To do =
Write out every line exactly, from the start of the records below to the line with "ppy = (PLOT_B", and stop there. Don't write out the pictures.

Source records

_ _ _ _

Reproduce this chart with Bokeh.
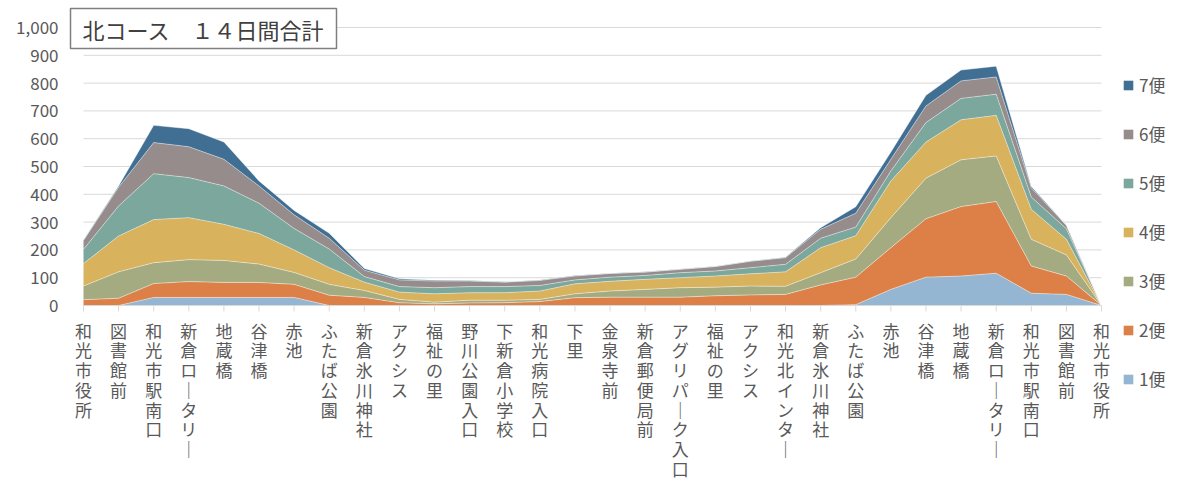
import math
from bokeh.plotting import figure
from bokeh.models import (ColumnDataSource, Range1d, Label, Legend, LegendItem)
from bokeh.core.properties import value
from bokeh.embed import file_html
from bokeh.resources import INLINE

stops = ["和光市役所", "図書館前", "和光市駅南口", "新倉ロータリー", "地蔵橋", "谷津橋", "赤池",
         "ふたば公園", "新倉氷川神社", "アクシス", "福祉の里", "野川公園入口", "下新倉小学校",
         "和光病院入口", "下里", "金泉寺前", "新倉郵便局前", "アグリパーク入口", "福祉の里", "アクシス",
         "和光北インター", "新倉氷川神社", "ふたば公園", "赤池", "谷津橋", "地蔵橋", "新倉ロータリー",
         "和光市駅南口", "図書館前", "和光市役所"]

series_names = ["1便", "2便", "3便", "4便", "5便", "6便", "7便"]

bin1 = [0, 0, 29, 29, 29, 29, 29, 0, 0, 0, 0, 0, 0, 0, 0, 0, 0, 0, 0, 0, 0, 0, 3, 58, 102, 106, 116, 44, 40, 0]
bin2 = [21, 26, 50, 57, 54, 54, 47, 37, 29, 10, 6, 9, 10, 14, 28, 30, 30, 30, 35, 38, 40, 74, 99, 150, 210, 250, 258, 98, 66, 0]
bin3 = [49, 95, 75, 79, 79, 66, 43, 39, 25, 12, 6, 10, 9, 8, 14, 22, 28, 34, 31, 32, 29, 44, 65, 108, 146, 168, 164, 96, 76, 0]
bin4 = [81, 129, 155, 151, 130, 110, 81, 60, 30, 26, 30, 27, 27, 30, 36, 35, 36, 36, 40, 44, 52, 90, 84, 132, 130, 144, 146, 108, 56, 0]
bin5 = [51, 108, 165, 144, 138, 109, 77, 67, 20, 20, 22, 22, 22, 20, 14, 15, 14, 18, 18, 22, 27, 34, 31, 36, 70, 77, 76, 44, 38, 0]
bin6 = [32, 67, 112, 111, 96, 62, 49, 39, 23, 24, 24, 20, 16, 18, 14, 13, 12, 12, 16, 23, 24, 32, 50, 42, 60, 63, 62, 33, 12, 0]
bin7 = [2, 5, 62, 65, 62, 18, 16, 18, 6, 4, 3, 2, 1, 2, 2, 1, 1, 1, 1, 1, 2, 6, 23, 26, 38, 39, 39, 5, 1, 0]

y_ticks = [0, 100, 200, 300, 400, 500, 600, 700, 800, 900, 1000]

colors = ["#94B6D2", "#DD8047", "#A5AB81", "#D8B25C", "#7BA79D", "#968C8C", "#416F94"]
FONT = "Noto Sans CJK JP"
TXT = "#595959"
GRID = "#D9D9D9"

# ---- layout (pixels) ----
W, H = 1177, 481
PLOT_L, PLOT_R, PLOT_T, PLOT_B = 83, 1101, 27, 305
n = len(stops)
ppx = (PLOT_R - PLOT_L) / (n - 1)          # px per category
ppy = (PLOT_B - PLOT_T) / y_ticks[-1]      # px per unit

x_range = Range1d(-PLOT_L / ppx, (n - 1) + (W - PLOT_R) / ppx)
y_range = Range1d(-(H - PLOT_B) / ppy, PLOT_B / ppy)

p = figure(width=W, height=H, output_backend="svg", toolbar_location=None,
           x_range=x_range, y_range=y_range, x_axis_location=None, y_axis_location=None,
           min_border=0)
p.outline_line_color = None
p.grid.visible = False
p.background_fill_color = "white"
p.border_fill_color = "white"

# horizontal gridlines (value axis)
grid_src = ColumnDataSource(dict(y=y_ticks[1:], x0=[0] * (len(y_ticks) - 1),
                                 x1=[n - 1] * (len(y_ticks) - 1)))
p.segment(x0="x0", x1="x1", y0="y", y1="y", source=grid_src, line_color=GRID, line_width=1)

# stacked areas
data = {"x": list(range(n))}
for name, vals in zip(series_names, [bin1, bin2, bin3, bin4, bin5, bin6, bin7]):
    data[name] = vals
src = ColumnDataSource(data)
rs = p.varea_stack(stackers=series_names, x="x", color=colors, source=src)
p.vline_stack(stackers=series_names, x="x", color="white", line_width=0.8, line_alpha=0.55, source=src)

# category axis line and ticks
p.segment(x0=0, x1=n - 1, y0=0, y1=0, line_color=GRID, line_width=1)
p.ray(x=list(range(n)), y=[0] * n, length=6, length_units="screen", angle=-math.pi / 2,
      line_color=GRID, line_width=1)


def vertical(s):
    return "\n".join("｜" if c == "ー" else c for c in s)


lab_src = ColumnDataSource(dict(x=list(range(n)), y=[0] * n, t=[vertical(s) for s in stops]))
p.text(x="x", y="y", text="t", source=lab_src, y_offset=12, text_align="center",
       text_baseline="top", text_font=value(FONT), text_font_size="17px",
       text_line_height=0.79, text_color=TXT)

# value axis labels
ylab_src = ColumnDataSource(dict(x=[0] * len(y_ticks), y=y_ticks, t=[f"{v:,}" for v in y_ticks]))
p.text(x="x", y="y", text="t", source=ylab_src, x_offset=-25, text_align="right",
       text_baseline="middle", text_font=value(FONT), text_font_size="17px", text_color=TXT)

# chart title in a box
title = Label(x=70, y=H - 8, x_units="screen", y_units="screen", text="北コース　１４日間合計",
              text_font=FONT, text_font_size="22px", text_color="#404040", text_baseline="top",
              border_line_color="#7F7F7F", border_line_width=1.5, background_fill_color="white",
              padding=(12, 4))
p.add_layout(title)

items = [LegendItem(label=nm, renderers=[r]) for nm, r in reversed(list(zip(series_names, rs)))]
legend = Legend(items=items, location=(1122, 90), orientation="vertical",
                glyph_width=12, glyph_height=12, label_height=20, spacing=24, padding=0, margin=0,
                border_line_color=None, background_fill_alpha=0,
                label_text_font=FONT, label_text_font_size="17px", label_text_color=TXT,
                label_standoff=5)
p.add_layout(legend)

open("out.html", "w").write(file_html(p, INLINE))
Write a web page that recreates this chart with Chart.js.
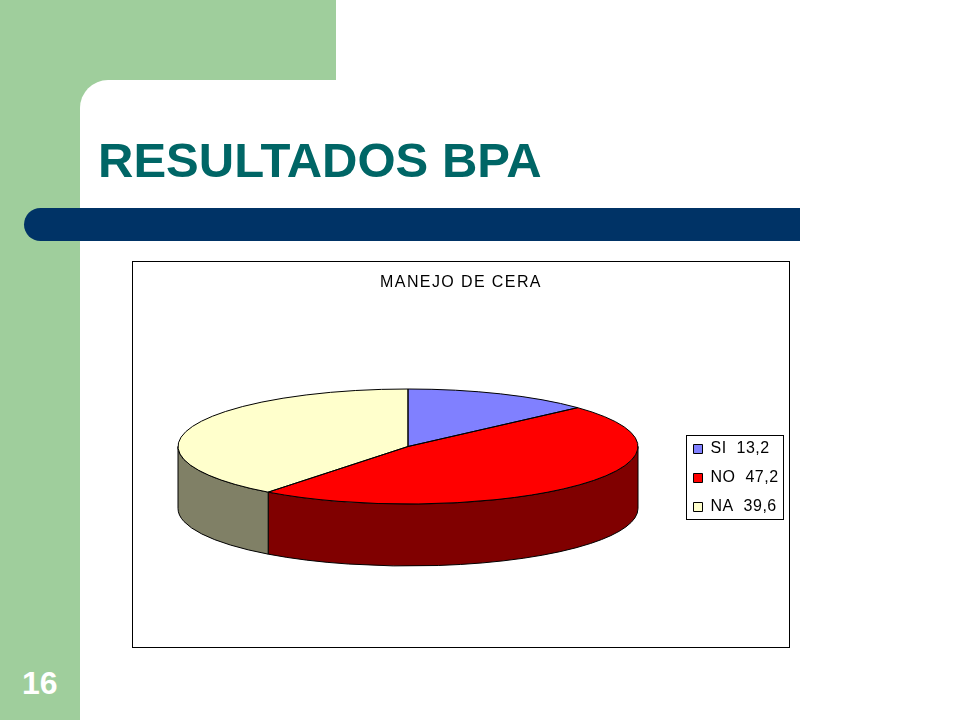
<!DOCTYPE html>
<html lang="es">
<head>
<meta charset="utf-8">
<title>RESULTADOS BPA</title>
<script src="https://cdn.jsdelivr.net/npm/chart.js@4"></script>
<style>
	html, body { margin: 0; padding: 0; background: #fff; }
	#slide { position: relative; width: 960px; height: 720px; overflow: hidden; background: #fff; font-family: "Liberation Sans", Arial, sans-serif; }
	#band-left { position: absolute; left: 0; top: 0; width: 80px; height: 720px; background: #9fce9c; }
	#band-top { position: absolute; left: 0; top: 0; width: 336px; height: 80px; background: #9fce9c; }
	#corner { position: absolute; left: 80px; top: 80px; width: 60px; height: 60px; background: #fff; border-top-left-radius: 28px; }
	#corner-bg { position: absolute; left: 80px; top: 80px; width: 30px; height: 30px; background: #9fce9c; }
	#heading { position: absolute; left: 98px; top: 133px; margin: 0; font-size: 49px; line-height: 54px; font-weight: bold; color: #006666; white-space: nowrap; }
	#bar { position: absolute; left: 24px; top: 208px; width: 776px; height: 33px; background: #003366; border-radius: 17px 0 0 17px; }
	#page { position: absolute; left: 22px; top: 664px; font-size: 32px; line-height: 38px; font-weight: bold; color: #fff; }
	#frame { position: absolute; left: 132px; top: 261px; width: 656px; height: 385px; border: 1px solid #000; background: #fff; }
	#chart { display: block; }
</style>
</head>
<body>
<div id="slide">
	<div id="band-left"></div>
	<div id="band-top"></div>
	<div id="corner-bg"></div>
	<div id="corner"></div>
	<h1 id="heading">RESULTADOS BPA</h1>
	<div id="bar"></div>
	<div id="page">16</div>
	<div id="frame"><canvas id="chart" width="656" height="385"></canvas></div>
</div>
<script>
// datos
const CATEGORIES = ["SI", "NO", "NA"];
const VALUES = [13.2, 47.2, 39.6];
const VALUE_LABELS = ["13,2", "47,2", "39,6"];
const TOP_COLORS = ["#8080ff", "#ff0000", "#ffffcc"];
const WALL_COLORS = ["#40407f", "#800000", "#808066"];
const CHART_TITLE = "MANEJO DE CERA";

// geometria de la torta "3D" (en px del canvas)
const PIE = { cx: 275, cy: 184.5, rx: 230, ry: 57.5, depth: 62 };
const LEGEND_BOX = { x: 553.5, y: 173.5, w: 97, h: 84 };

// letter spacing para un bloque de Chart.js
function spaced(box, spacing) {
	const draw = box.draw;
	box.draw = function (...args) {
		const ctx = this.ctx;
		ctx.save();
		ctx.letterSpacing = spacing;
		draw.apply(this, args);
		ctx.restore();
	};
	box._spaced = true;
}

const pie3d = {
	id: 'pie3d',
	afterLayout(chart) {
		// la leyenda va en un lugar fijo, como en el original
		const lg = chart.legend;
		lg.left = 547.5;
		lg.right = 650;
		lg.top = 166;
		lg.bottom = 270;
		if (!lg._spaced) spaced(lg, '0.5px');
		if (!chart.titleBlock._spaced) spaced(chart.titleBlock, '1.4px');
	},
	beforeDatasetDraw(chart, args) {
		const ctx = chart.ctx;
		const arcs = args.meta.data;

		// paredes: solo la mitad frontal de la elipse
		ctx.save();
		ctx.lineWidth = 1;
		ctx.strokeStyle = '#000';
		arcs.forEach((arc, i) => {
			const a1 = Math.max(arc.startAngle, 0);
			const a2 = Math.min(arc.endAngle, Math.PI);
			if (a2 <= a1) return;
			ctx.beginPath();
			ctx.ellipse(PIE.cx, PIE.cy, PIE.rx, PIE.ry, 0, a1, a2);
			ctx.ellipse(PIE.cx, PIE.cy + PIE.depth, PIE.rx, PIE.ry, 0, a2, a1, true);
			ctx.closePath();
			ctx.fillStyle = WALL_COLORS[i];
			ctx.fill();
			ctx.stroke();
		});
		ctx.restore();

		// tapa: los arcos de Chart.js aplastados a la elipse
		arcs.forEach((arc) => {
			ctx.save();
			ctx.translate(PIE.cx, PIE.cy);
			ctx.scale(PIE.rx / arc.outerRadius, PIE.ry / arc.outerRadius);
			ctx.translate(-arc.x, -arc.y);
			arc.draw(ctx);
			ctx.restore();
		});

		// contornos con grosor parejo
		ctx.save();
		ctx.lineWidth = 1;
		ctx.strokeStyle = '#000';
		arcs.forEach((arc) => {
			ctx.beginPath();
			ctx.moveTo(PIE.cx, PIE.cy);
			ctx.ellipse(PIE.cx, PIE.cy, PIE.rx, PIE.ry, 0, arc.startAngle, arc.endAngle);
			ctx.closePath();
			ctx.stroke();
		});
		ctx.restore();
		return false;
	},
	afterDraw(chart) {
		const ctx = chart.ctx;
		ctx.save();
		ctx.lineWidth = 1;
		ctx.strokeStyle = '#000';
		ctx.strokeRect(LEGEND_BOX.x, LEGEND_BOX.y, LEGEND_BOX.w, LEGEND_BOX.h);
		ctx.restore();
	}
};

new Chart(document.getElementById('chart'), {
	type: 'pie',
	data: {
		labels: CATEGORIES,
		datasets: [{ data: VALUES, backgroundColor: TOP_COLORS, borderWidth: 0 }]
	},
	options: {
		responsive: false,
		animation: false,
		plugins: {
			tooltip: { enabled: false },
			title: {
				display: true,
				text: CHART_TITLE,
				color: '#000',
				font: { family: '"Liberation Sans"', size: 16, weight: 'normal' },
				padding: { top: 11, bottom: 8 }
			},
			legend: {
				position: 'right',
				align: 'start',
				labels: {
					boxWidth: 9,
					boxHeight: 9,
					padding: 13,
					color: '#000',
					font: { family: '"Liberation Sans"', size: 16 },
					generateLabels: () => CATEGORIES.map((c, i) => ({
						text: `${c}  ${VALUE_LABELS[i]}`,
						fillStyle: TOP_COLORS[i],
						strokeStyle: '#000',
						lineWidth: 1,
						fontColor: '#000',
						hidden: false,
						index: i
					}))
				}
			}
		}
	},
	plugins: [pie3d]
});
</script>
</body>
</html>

_ _ _ _

Exercise result =
Reproduce this chart with Bokeh.
import math
from bokeh.plotting import figure
from bokeh.models import (ColumnDataSource, Range1d, Label, Legend, LegendItem)
from bokeh.core.properties import value
from bokeh.embed import file_html
from bokeh.resources import INLINE

stops = ["和光市役所", "図書館前", "和光市駅南口", "新倉ロータリー", "地蔵橋", "谷津橋", "赤池",
         "ふたば公園", "新倉氷川神社", "アクシス", "福祉の里", "野川公園入口", "下新倉小学校",
         "和光病院入口", "下里", "金泉寺前", "新倉郵便局前", "アグリパーク入口", "福祉の里", "アクシス",
         "和光北インター", "新倉氷川神社", "ふたば公園", "赤池", "谷津橋", "地蔵橋", "新倉ロータリー",
         "和光市駅南口", "図書館前", "和光市役所"]

series_names = ["1便", "2便", "3便", "4便", "5便", "6便", "7便"]

bin1 = [0, 0, 29, 29, 29, 29, 29, 0, 0, 0, 0, 0, 0, 0, 0, 0, 0, 0, 0, 0, 0, 0, 3, 58, 102, 106, 116, 44, 40, 0]
bin2 = [21, 26, 50, 57, 54, 54, 47, 37, 29, 10, 6, 9, 10, 14, 28, 30, 30, 30, 35, 38, 40, 74, 99, 150, 210, 250, 258, 98, 66, 0]
bin3 = [49, 95, 75, 79, 79, 66, 43, 39, 25, 12, 6, 10, 9, 8, 14, 22, 28, 34, 31, 32, 29, 44, 65, 108, 146, 168, 164, 96, 76, 0]
bin4 = [81, 129, 155, 151, 130, 110, 81, 60, 30, 26, 30, 27, 27, 30, 36, 35, 36, 36, 40, 44, 52, 90, 84, 132, 130, 144, 146, 108, 56, 0]
bin5 = [51, 108, 165, 144, 138, 109, 77, 67, 20, 20, 22, 22, 22, 20, 14, 15, 14, 18, 18, 22, 27, 34, 31, 36, 70, 77, 76, 44, 38, 0]
bin6 = [32, 67, 112, 111, 96, 62, 49, 39, 23, 24, 24, 20, 16, 18, 14, 13, 12, 12, 16, 23, 24, 32, 50, 42, 60, 63, 62, 33, 12, 0]
bin7 = [2, 5, 62, 65, 62, 18, 16, 18, 6, 4, 3, 2, 1, 2, 2, 1, 1, 1, 1, 1, 2, 6, 23, 26, 38, 39, 39, 5, 1, 0]

y_ticks = [0, 100, 200, 300, 400, 500, 600, 700, 800, 900, 1000]

colors = ["#94B6D2", "#DD8047", "#A5AB81", "#D8B25C", "#7BA79D", "#968C8C", "#416F94"]
FONT = "Noto Sans CJK JP"
TXT = "#595959"
GRID = "#D9D9D9"

# ---- layout (pixels) ----
W, H = 1177, 481
PLOT_L, PLOT_R, PLOT_T, PLOT_B = 83, 1101, 27, 305
n = len(stops)
ppx = (PLOT_R - PLOT_L) / (n - 1)          # px per category
ppy = (PLOT_B - PLOT_T) / y_ticks[-1]      # px per unit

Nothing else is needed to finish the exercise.